For reference, the role definition I created (nextflow-role) is as follows:
ubuntu@ip-172-31-48-161:~$ kubectl get roles/nextflow-role -o yaml
apiVersion: rbac.authorization.k8s.io/v1
kind: Role
metadata:
annotations:
kubectl.kubernetes.io/last-applied-configuration: |
{"apiVersion":"rbac.authorization.k8s.io/v1","kind":"Role","metadata":{"annotations":{},"name":"nextflow-role","namespace":"default"},"rules":[{"apiGroups":[""],"resources":["pods","pods/status","pods/log","pods/exec","jobs","jobs/status","jobs/log"],"verbs":["get","list","watch","create","delete"]},{"apiGroups":["apps"],"resources":["deployments"],"verbs":["get","list","watch","create","delete"]}]}
creationTimestamp: "2022-08-20T14:54:09Z"
name: nextflow-role
namespace: default
resourceVersion: "4095041"
uid: 1e427633-1710-4f00-b2c6-37cafdaf9e8e
rules:
- apiGroups:
- ""
resources:
- pods
- pods/status
- pods/log
- pods/exec
- jobs
- jobs/status
- jobs/log
- persistentvolumeclaims
- configmaps
verbs:
- get
- list
- watch
- create
- delete
- apiGroups:
- apps
resources:
- deployments
verbs:
- get
- list
- watch
- create
- delete
I then bound this role to the default service account using the following rolebinding:
ubuntu@ip-172-31-48-161:~$ kubectl get rolebinding/default-rolebind -o yaml
apiVersion: rbac.authorization.k8s.io/v1
kind: RoleBinding
metadata:
annotations:
kubectl.kubernetes.io/last-applied-configuration: |
{"apiVersion":"rbac.authorization.k8s.io/v1","kind":"RoleBinding","metadata":{"annotations":{},"name":"default-rolebind","namespace":"default"},"roleRef":{"apiGroup":"rbac.authorization.k8s.io","kind":"Role","name":"nextflow-role"},"subjects":[{"kind":"ServiceAccount","name":"default"}]}
creationTimestamp: "2022-08-20T16:15:47Z"
name: default-rolebind
namespace: default
resourceVersion: "4092303"
uid: 5dd585f6-f82a-4c9f-93e6-b62e0ef5cdf5
roleRef:
apiGroup: rbac.authorization.k8s.io
kind: Role
name: nextflow-role
subjects:
- kind: ServiceAccount
name: default
After applying these changes, pods running under the default service account had the permissions needed:
ubuntu@ip-172-31-48-161:~$ nextflow kuberun login -v efs-storage-claim:/mnt/scratch
Pod started: jolly-bhaskara
bash-4.2#
Okay, I think I figured out the problem.
Nextflow has a K8sClient
that makes HTTP requests to the K8s cluster. The HTTP requests use a bearer token that is provided by ClientConfig
, which is in turn initialized from the $KUBECONFIG
file (see ClientConfig.fromUserAndCluster()

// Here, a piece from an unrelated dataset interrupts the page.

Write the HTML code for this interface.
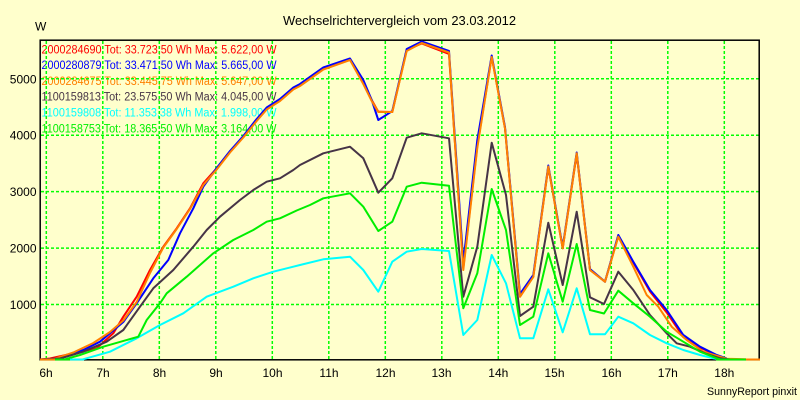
<!DOCTYPE html>
<html>
<head>
<meta charset="utf-8">
<style>
html,body{margin:0;padding:0;background:#ffffcc;}
svg{display:block;}
text{font-family:"Liberation Sans",Arial,sans-serif;}
</style>
</head>
<body>
<svg width="800" height="400" viewBox="0 0 800 400" xmlns="http://www.w3.org/2000/svg">
<rect x="0" y="0" width="800" height="400" fill="#ffffcc"/>
<text x="399.5" y="25" font-size="13" text-anchor="middle" fill="#000" textLength="233" lengthAdjust="spacingAndGlyphs">Wechselrichtervergleich vom 23.03.2012</text>
<text x="35" y="30.5" font-size="12" fill="#000">W</text>
<text x="797" y="395" font-size="11" text-anchor="end" fill="#000" textLength="90" lengthAdjust="spacingAndGlyphs">SunnyReport pinxit</text>

<!-- legend -->
<g font-size="11.5">
<text x="41.5" y="53.3" fill="#ff0000" textLength="235" lengthAdjust="spacingAndGlyphs">2000284690 Tot: 33.723,50 Wh Max: 5.622,00 W</text>
<text x="41.5" y="69.1" fill="#0000ff" textLength="235" lengthAdjust="spacingAndGlyphs">2000280879 Tot: 33.471,50 Wh Max: 5.665,00 W</text>
<text x="41.5" y="84.9" fill="#ff8000" textLength="235" lengthAdjust="spacingAndGlyphs">2000284675 Tot: 33.445,75 Wh Max: 5.647,00 W</text>
<text x="41.5" y="100.7" fill="#463446" textLength="235" lengthAdjust="spacingAndGlyphs">1100159813 Tot: 23.575,50 Wh Max: 4.045,00 W</text>
<text x="41.5" y="116.5" fill="#00ffff" textLength="235" lengthAdjust="spacingAndGlyphs">1100159808 Tot: 11.353,38 Wh Max: 1.998,00 W</text>
<text x="41.5" y="132.3" fill="#00ee00" textLength="235" lengthAdjust="spacingAndGlyphs">1100158753 Tot: 18.365,50 Wh Max: 3.164,00 W</text>
</g>

<!-- grid -->
<g stroke="#00ff00" stroke-width="1.5" stroke-dasharray="3 2" fill="none">
<line x1="41" y1="78.75" x2="759" y2="78.75"/>
<line x1="41" y1="135.2" x2="759" y2="135.2"/>
<line x1="41" y1="191.6" x2="759" y2="191.6"/>
<line x1="41" y1="248.1" x2="759" y2="248.1"/>
<line x1="41" y1="304.55" x2="759" y2="304.55"/>
<line x1="46.3" y1="41" x2="46.3" y2="359"/>
<line x1="102.8" y1="41" x2="102.8" y2="359"/>
<line x1="159.3" y1="41" x2="159.3" y2="359"/>
<line x1="215.8" y1="41" x2="215.8" y2="359"/>
<line x1="272.3" y1="41" x2="272.3" y2="359"/>
<line x1="328.8" y1="41" x2="328.8" y2="359"/>
<line x1="385.3" y1="41" x2="385.3" y2="359"/>
<line x1="441.8" y1="41" x2="441.8" y2="359"/>
<line x1="498.3" y1="41" x2="498.3" y2="359"/>
<line x1="554.8" y1="41" x2="554.8" y2="359"/>
<line x1="611.3" y1="41" x2="611.3" y2="359"/>
<line x1="667.8" y1="41" x2="667.8" y2="359"/>
<line x1="724.3" y1="41" x2="724.3" y2="359"/>
</g>

<!-- frame -->
<rect x="40.2" y="40.2" width="719" height="319.6" fill="none" stroke="#000" stroke-width="1.5"/>

<!-- y labels -->
<g font-size="12" text-anchor="end" fill="#000">
<text x="36.5" y="83.3">5000</text>
<text x="36.5" y="139.7">4000</text>
<text x="36.5" y="196.1">3000</text>
<text x="36.5" y="252.6">2000</text>
<text x="36.5" y="309">1000</text>
</g>
<!-- x labels -->
<g font-size="12" text-anchor="middle" fill="#000">
<text x="46" y="377">6h</text>
<text x="103" y="377">7h</text>
<text x="159.5" y="377">8h</text>
<text x="216" y="377">9h</text>
<text x="272.5" y="377">10h</text>
<text x="329" y="377">11h</text>
<text x="385.5" y="377">12h</text>
<text x="441.5" y="377">13h</text>
<text x="498.3" y="377">14h</text>
<text x="554.5" y="377">15h</text>
<text x="611.5" y="377">16h</text>
<text x="667.8" y="377">17h</text>
<text x="724.3" y="377">18h</text>
</g>

<!-- series -->
<g fill="none" stroke-width="2" stroke-linejoin="round">
<polyline stroke="#ff0000" points="40,359.5 50,358.5 73.3,353.3 96.7,348.3 113.3,333.3 123.3,316.7 136.7,296.7 150,270 163.3,246.7 176.7,228.3 190,208.3 203.3,183.3 216.7,168.3 230,151.7 243.3,136.7 256.7,120 266.7,108.3 280,100 293.3,88.3 300,85 323.3,68.3 350,59.3 363.3,83.3 371.7,100 378.3,111.7 392.3,112 406.7,50 421.7,43.5 449,54 463.3,268 477.3,146 491.7,57 505,128.3 520,296.7 533.3,276.7 548.3,167 562.7,248.3 576.7,154 590,270 605,281.7 618.3,236 633.3,262.5 650,291.5 666.7,312.5 683.3,337 700,347.5 716.7,355.5 726.7,359"/>
<polyline stroke="#0000ff" points="40,359.5 60,358.5 83.3,350 100,341.7 123.3,322 136.7,303.3 153.3,278.3 168.3,260 180,233.3 193.3,208.3 203.3,186.7 216.7,168 230,151 243.3,136 256.7,119 266.7,107.5 280,99 293.3,87.5 300,84 323.3,67.5 350,58.5 363.3,80 371.7,100 378.3,120 392.3,111 406.7,49 421.7,41.5 449,51 463.3,262 477.3,140 491.7,55.5 505,127 520,294 533.3,275 548.3,165.5 562.7,247 576.7,152.5 590,269 605,281.7 618.3,235 633.3,261.7 650,290 666.7,310 683.3,335 700,346.7 716.7,355 726.7,358.5"/>
<polyline stroke="#ff8000" points="53,359.3 73.3,352.5 93.3,343 110,332 123.3,320.5 136.7,302 150,273 163.3,247.5 176.7,229 190,209 203.3,185 216.7,169.5 230,152.5 243.3,137.5 256.7,121 266.7,109.5 280,101 293.3,89.5 300,86 323.3,69.5 350,60 363.3,84 371.7,101 378.3,112 392.3,112 406.7,51 421.7,43 449,52.5 463.3,270 477.3,148 491.7,57 505,128.3 520,296.7 533.3,277 548.3,166.5 562.7,248.3 576.7,153.3 590,270 605,281.7 618.3,236.7 633.3,266.7 646.7,295 658.3,306.7 671.7,326.7 686.7,340 703.3,351.7 726.7,358.7 746,359.3"/>
<polyline stroke="#463446" points="40,359.5 60,358.5 83.3,351.7 106.7,341.7 123.3,330 140,306.7 153.3,288.3 173.3,270 193.3,246.7 206.7,230 220,216.7 240,200 253.3,190 266.7,181.7 280,178.3 293.3,170 300,165 323.3,153.3 350,146.7 363.3,158.3 378.3,192.7 392.3,178.3 406.7,137.7 421.7,133.3 449,138.3 463.3,296.7 477.3,246.7 491.7,142.7 506,195 520,316 533.3,306.7 548.3,222.7 562.7,285 576.7,211.7 590,297.3 604,304 618.3,271.7 633.3,290 650,315 666.7,333.3 676.7,343.3 690,346.7 706.7,354 720,358.3 730,359.5"/>
<polyline stroke="#00ffff" points="83,359.3 110,351.7 136.7,338.3 160,325 183.3,313.3 206.7,296.7 233.3,286.7 253.3,278.3 273.3,271.7 293.3,266.7 300,265 323.3,259.3 350,256.7 363.3,270 378.3,291.7 392.3,261.7 406.7,251.7 421.7,249 449,251 463.3,335 477.3,320 491.7,255 506,283.3 520,338.3 533.3,338.3 548.3,289.3 562.7,332.3 576.7,288.3 590,334.3 605,334.3 618.3,316.7 633.3,323.3 650,335 666.7,343.3 683.3,350 700,355 713.3,358.3 720,359.5"/>
<polyline stroke="#00ee00" points="65,359.3 80,355 103.3,346.7 138.3,336.7 146.7,320 160,303.3 166.7,293.3 186.7,276.7 213.3,253.3 233.3,240 253.3,230 266.7,221.7 280,218.3 296.7,210.5 310,205 323.3,198.3 350,193.3 363.3,206.7 378.3,231 392.3,221.7 406.7,186.7 421.7,182.7 449,185.7 463.3,308.3 477.3,273.3 491.7,189 506,230 520,325 533.3,316.7 548.3,253.3 562.7,301.7 576.7,244 590,310 604,313.5 618.3,290.7 633.3,303.3 650,316.7 666.7,331.7 683.3,341.7 700,351.7 716.7,358.3 720,359.3"/>
<!-- baseline segments -->
<line x1="70" y1="359.5" x2="84" y2="359.5" stroke="#00ffff"/>
<line x1="54" y1="359.5" x2="70" y2="359.5" stroke="#00ee00"/>
<line x1="40" y1="359.5" x2="55" y2="359.5" stroke="#ff8000"/>
<line x1="716" y1="359.5" x2="746" y2="359.5" stroke="#00ee00"/>
<line x1="746" y1="359.5" x2="760" y2="359.5" stroke="#ff8000"/>
</g>
</svg>
</body>
</html>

). In other words, kuberun doesn't use the namespace or service account from the nextflow config to authenticate HTTP requests, only the kube config. This problem doesn't exist when Nextflow is already running in the K8s cluster, I think because the pod is already authenticated with the cluster.
To make kuberun use the desired namespace and service account, I had to update my kube config as follows:
# set current namespace
export NAMESPACE=tower-nf
kubectl config set-context --current --namespace ${NAMESPACE}
# set current user (i.e. service account)
export SERVICE_ACCOUNT=tower-launcher-sa
export SA_TOKEN_NAME=`kubectl -n ${NAMESPACE} get serviceaccount ${SERVICE_ACCOUNT} -o jsonpath='{.secrets[0].name}'`
export SA_TOKEN=`kubectl -n ${NAMESPACE} get secret ${SA_TOKEN_NAME} -o jsonpath='{.data.token}' | base64 --decode`
kubectl config set-credentials ${SERVICE_ACCOUNT} --token=${SA_TOKEN}
kubectl config set-context --current --user=${SERVICE_ACCOUNT}
Source: Oracle docs
I'm not sure yet how to make Nextflow do this part automatically. Presumably the ClientConfig
should just check the nextflow config first, but I don't know if the SA secret token needs to be in the kube config like in the above example. For now, I will just update the nf-k8s-best-practices guide, which will eventually make it into the main Nextflow docs.
Found the culprit I think: https://github.com/nextflow-io/nextflow/blob/ce7fa651c5fd2c0d7164ad0ecf0e2ef4e13ba8fd/modules/nextflow/src/main/groovy/nextflow/k8s/client/ConfigDiscovery.groovy#L154-L155
This method is essentially doing what I outlined in the previous comment. So we need to parameterize this method for the namespace and service account name. I will draft a PR.
Basically it's needed to specify the namespace on this command(s), isn't it?
kubectl describe secret $(kubectl get secrets | grep default | cut -f1 -d ' ') | grep -E '^token' | cut -f2 -d':' | tr -d '\t')
I'm having the same problems with GKE. Please note that Workload identity will be enabled by default soon, so this will be affecting all users of GKE when that is enabled
This has been solved in recent nextflow version (23.02.0-edge) or later. There's a getting started guide here
https://github.com/seqeralabs/wave-showcase/tree/master/example-gke
Thanks @pditommaso . I followed the recipe and that worked on GKE.